Obama’s response? He said Netanyahu didn’t offer any “viable alternatives” to the negotiations with Iran, according to the Associated Press. After “he read a transcript,” he said “‘there was nothing new’ in the speech.”
“Fear-mongering,” Congressman John Yarmuth of Kentucky called the speech.
“What I heard today felt to me like an effort to stamped the United States into war once again,” said Congressman Jan Schakowsky of Illinois.
There were a good many Democrats who understood and spoke out. “Prime Minister Netanyahu made a powerful presentation to members of Congress regarding the threat of a nuclear Iran,” said Congresswoman Nita Lowey of New York.
Republicans, meanwhile, are providing solid support. Congressman Robert Pittenger of North Carolina, said: “Benjamin Netanyahu is the Winston Churchill of our day, warning the world about Iran. President Obama is the Neville Chamberlain of our day, in seemingly total denial of the enormous risk and” how vulnerable we are to Iran’s “nuclear capabilities.”
In the Wall Street Journal yesterday, Bret Stephens, author of America in Retreat: The New Isolationism and the Coming Global Disorder, charged that the Obama administration was involved in “a sellout of Jerusalem.” It’s “an historical betrayal” in which other Democratic officials “are being asked by the president to participate. In the end, everyone is accountable to history. At moments like this, it’s better to be on the side of the brave.”

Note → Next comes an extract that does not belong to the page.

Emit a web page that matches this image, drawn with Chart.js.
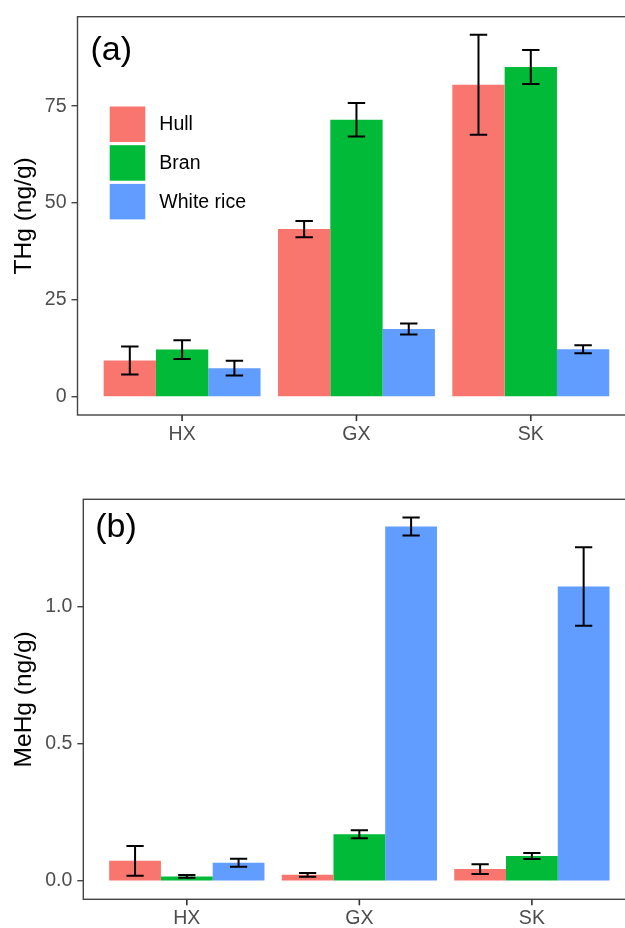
<!DOCTYPE html>
<html>
<head>
<meta charset="utf-8">
<script src="https://cdn.jsdelivr.net/npm/chart.js@4/dist/chart.umd.min.js"></script>
<style>
  html, body { margin: 0; padding: 0; background: #fff; width: 625px; height: 928px; overflow: hidden; }
  .panel { position: absolute; left: 0; }
  #wrapA { top: 0; }
  #wrapB { top: 460px; }
</style>
</head>
<body>
<div class="panel" id="wrapA"><canvas id="chartA" width="640" height="460"></canvas></div>
<div class="panel" id="wrapB"><canvas id="chartB" width="640" height="468"></canvas></div>
<script>
// sites on the x axis, sample types as the three bar groups
const sites = ['HX', 'GX', 'SK'];
const sampleTypes = ['Hull', 'Bran', 'White rice'];
const typeColors = ['#F8766D', '#00BA38', '#619CFF'];

// (a) THg, ng/g  (mean and error half-width)
const thgHull = [9.4, 43.3, 80.5];
const thgBran = [12.2, 71.5, 85.1];
const thgWhite = [7.4, 17.5, 12.3];
const thgHullErr = [3.6, 2.1, 12.9];
const thgBranErr = [2.4, 4.3, 4.4];
const thgWhiteErr = [1.9, 1.4, 1.05];
const thgTicks = [0, 25, 50, 75];
const thgTickLabels = ['0', '25', '50', '75'];

// (b) MeHg, ng/g
const mehgHull = [0.074, 0.023, 0.044];
const mehgBran = [0.017, 0.171, 0.092];
const mehgWhite = [0.067, 1.294, 1.075];
const mehgHullErr = [0.054, 0.007, 0.018];
const mehgBranErr = [0.005, 0.015, 0.011];
const mehgWhiteErr = [0.015, 0.033, 0.143];
const mehgTicks = [0, 0.5, 1.0];
const mehgTickLabels = ['0.0', '0.5', '1.0'];

Chart.defaults.font.family = '"Liberation Sans", Arial, sans-serif';

const errorBars = {
  id: 'errorBars',
  afterDatasetsDraw(chart) {
    const { ctx, scales: { x, y } } = chart;
    const half = x.getPixelForValue(1.05) - x.getPixelForValue(1);
    ctx.save();
    ctx.strokeStyle = '#000';
    ctx.lineWidth = 2;
    chart.data.datasets.forEach((ds, i) => {
      chart.getDatasetMeta(i).data.forEach((bar, j) => {
        const v = ds.data[j].y, e = ds.errors[j];
        const yt = y.getPixelForValue(v + e);
        const yb = y.getPixelForValue(v - e);
        ctx.beginPath();
        ctx.moveTo(bar.x, yt); ctx.lineTo(bar.x, yb);
        ctx.moveTo(bar.x - half, yt); ctx.lineTo(bar.x + half, yt);
        ctx.moveTo(bar.x - half, yb); ctx.lineTo(bar.x + half, yb);
        ctx.stroke();
      });
    });
    ctx.restore();
  }
};

const panelDecor = {
  id: 'panelDecor',
  afterDraw(chart, args, opts) {
    const { ctx, chartArea: a, scales: { x } } = chart;
    ctx.save();
    ctx.strokeStyle = '#444';
    ctx.lineWidth = 1.4;
    ctx.strokeRect(a.left, a.top, a.right - a.left, a.bottom - a.top);

    // x tick marks under each site
    ctx.fillStyle = '#333';
    sites.forEach((s, i) => {
      const px = x.getPixelForValue(i + 1);
      ctx.fillRect(px - 0.8, a.bottom, 1.6, 6);
    });

    ctx.fillStyle = '#000';
    ctx.font = '34px "Liberation Sans", Arial, sans-serif';
    ctx.textBaseline = 'alphabetic';
    ctx.fillText(opts.label, a.left + opts.labelDx, a.top + opts.labelDy);

    if (opts.legend) {
      ctx.font = '19.5px "Liberation Sans", Arial, sans-serif';
      ctx.textBaseline = 'middle';
      sampleTypes.forEach((name, i) => {
        const top = a.top + 89.8 + i * 38.7;
        ctx.fillStyle = typeColors[i];
        ctx.fillRect(a.left + 32.2, top, 35.6, 35.5);
        ctx.fillStyle = '#000';
        ctx.fillText(name, a.left + 81.8, top + 18.5);
      });
    }
    ctx.restore();
  }
};

function makePanel(id, series, errs, yTicks, yTickLabels, yTitle, label, layout) {
  const tops = series.flatMap((s, i) => s.map((v, j) => v + errs[i][j]));
  const top = Math.max(...tops);
  const yMin = -0.05 * top, yMax = top * 1.05;
  new Chart(document.getElementById(id), {
    type: 'bar',
    data: {
      datasets: sampleTypes.map((name, i) => ({
        label: name,
        data: sites.map((s, j) => ({ x: j + 1, y: series[i][j] })),
        errors: errs[i],
        backgroundColor: typeColors[i],
        borderWidth: 0,
        barPercentage: 1,
        categoryPercentage: 0.9
      }))
    },
    options: {
      responsive: false,
      animation: false,
      devicePixelRatio: 1,
      layout: { padding: { top: layout.top, right: 4.6, left: 0, bottom: 0 } },
      scales: {
        x: {
          type: 'linear', min: 0.4, max: 3.6, offset: false,
          afterBuildTicks: s => { s.ticks = sites.map((_, i) => ({ value: i + 1 })); },
          afterFit: s => { s.height = layout.xHeight; },
          ticks: {
            callback: (v, i) => sites[i],
            color: '#4d4d4d', font: { size: 19.5 }, padding: 2,
            maxRotation: 0, autoSkip: false
          },
          grid: { offset: false, drawOnChartArea: false, drawTicks: true, tickLength: 6, color: 'rgba(0,0,0,0)' },
          border: { display: false }
        },
        y: {
          min: yMin, max: yMax,
          afterBuildTicks: s => { s.ticks = yTicks.map(v => ({ value: v })); },
          afterFit: s => { s.width = layout.yWidth; },
          ticks: {
            callback: (v, i) => yTickLabels[i],
            color: '#4d4d4d', font: { size: 19.5 }, padding: 5
          },
          grid: { drawOnChartArea: false, drawTicks: true, tickLength: 6, color: '#444', lineWidth: 1.4 },
          border: { display: false },
          title: { display: true, text: yTitle, color: '#000', font: { size: 24.5 }, padding: { top: 10, bottom: 0 } }
        }
      },
      plugins: {
        legend: { display: false },
        tooltip: { enabled: false },
        panelDecor: { label: label, labelDx: layout.labelDx, labelDy: layout.labelDy, legend: layout.legend }
      }
    },
    plugins: [errorBars, panelDecor]
  });
}

makePanel('chartA',
  [thgHull, thgBran, thgWhite],
  [thgHullErr, thgBranErr, thgWhiteErr],
  thgTicks, thgTickLabels, 'THg (ng/g)', '(a)',
  { top: 14.5, xHeight: 45, yWidth: 77.5, labelDx: 13, labelDy: 43, legend: true });

makePanel('chartB',
  [mehgHull, mehgBran, mehgWhite],
  [mehgHullErr, mehgBranErr, mehgWhiteErr],
  mehgTicks, mehgTickLabels, 'MeHg (ng/g)', '(b)',
  { top: 39.3, xHeight: 28.7, yWidth: 83.3, labelDx: 12, labelDy: 38, legend: false });
</script>
</body>
</html>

My congressman, Lee Zeldin, who represents eastern Long Island, described the Netanyahu address as an “impactful, substantive speech.” Zeldin is a Republican who last year defeated a six-term Democrat who was a consistent Obama supporter, a major campaign issue for Zeldin. “I think the Democratic Party has an identity crisis right now,” said Zeldin, co-chair of the House Republican Israel Caucus. “There are members of Congress, Democrats, who understand we can’t support a bad deal. There are Democrats, members of Congress, who get it. The problem is the leader of their party, the president, who is negotiating this deal…has a different foreign policy than those who get it.”
In a stinging rebuke to Obama, U.S. voters last year gave the Republican Party the largest majority in the House of Representatives since the 1920s, and the party also took control of the Senate.
If Obama stood for election again—which he can’t because of U.S. term limits on the presidency—I’d say his stance on a nuclear deal with Iran and general softness on radical Islam would be major elements resulting in his being soundly defeated.